Vohne Liche Kennels, a full service K-9 training facility founded by United States Air Force Senior Master Sergeant Kenneth Licklider two decades ago, has trained police and military service dogs for more than 5,000 law enforcement and government agencies. They train their dogs on a 600-plus acre property in Indiana, complete with an obstacle course and workout gym. Off-site training sessions include field trips to hotels, schools, impound lots and jails.

"Obedience is on and off lead to heal, sit, stay, come and down," says Licklider, of VLK training methods. Handlers maintain full control of the dog at all times, and use positive motivation techniques (like a toy) as an associate reward. They designed agility training to increase the animal's confidence in a myriad of environments, and apprehension is based on five phases of control. "Tracking [training] is based on following a combination of human skin cells and disturbed vegetation," Licklider explains. "We begin by tracking footsteps, but gradually encourage the dog to trail the suspect lifting their head, utilizing both ground and airborne scent. All substance detection is imprinted the same way with the dogs learning to locate a particular scent then respond passively. Building and Area searches teach the dogs to locate a suspect using airborne scent in a confined area whether it be inside a building or within a cordoned off perimeter."
Dogs in the Field
Kathy Holbert of West Virginia took her personal dog, Strega, as a civilian contractor to Iraq and Afghanistan from 2009-2010. Strega was one of the few human remains detection dogs, tasked with trying to recover missing United States military and civilians. Led by the promise of 'no one left behind,' Holbert and Strega entered into difficult and dangerous situations.
"The most memorable mission was a water search in the Morghab River, near the Turkmenistan border in Afghanistan, where two paratroopers had drowned trying to recover a miss[ed] drop of supplies," Holbert shared. "The recovery efforts were in a highly volatile area, where several other deaths had occurred trying to make recovery. One victim was recovered by a well-trained team of British divers before Strega arrived, quite a bit away from the entry point. The army command wanted to expand the search area based on that recovery, which would have exposed our troops to more danger." But Strega alerted on a hydraulic boil, and her consistent and confident alerts ultimately changed the search direction, and the diving team recovered the victims within days. Had they extended the search area as originally planned, the searchers would have been exposed to greater dangers – Strega's training and mission experience were a life-saving asset to the search and rescue team. "It is rare that a dog trained to find the dead ends up saving the living, but I feel that is exactly what we did there," says Holbert.
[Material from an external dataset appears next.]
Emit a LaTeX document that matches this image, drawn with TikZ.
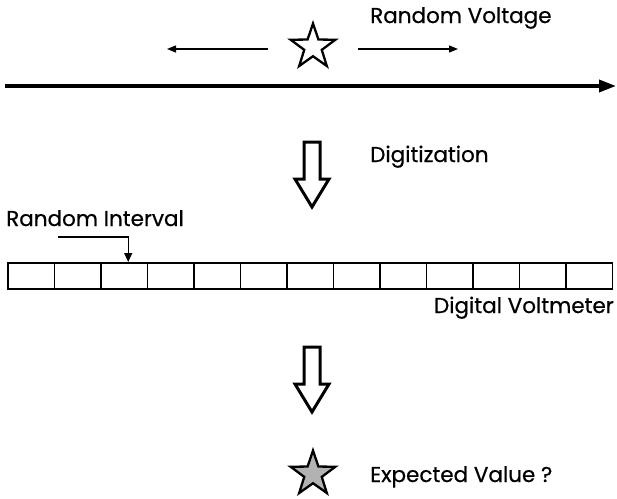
\documentclass[tikz,border=0pt]{standalone}
\usepackage{fontspec}
\setmainfont{Poppins}[FakeBold=0.6]
\usetikzlibrary{arrows.meta,shapes.geometric}
\begin{document}
\begin{tikzpicture}[x=1pt,y=-1pt,
  label/.style={font=\fontsize{21.5}{21.5}\selectfont, inner sep=0pt},
  cellbox/.style={draw, line width=1.9pt, minimum width=46.5pt, minimum height=26pt, inner sep=0pt, anchor=north west},
  starnode/.style={star, star points=5, star point ratio=2.55, minimum size=47pt, inner sep=0pt, line width=2.3pt, draw},
  thin arrow/.style={line width=1.3pt, -{Triangle[length=9pt,width=7pt]}},
  hollowdown/.pic={\draw[line width=3pt, line join=miter]
     (-8,0) -- (8,0) -- (8,37) -- (17,37) -- (0,65) -- (-17,37) -- (-8,37) -- cycle;}
]
\useasboundingbox (0,0) rectangle (617,498);

% random voltage on the axis
\coordinate (axisL) at (5,86);
\coordinate (axisR) at (616,86);
\draw[line width=3.6pt, -{Triangle[length=17pt,width=12pt]}] (axisL) -- (axisR);

\node[starnode, fill=white] (vstar) at (313,47) {};
\coordinate (leftStart) at (268,49);
\coordinate (leftEnd) at (167,49);
\coordinate (rightStart) at (358,49);
\coordinate (rightEnd) at (458,49);
\draw[thin arrow] (leftStart) -- (leftEnd);
\draw[thin arrow] (rightStart) -- (rightEnd);
\node[label, anchor=base west] (rv) at (370,23) {Random Voltage};

% digitization
\pic at (312,142) {hollowdown};
\node[label, anchor=base west] (dig) at (370,162) {Digitization};

% voltmeter cells
\foreach \i in {1,...,13} {
  \node[cellbox] (cell\i) at ({7+46.5*(\i-1)},262) {};
}
\node[label, anchor=base west] (ri) at (6,226) {Random Interval};
\coordinate (riStart) at (58,237);
\draw[line width=1.2pt, -{Triangle[length=9pt,width=8pt]}]
  (riStart) -| ([xshift=4pt]cell3.north);
\node[label, anchor=base east] (dv) at (614,313) {Digital Voltmeter};

% expected value
\pic at (312,347) {hollowdown};
\node[starnode, fill=gray!60] (estar) at (313,474) {};
\node[label, anchor=base west] (ev) at (370,482) {Expected Value ?};
\end{tikzpicture}
\end{document}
One Vohne Liche-trained canine located a missing three-year-old child in a cornfield during the freezing winter after all the other searchers had given up, and ultimately saved the child's life, while another one alerted military to the presence of explosives just prior to an assault team going through a door, saving the entire squad.
In a new series on the Nat Geo WILD, Alpha Dogs, camera crews follow Ken Licklider and his handlers as they work tirelessly to train dogs for police and military personnel across the globe.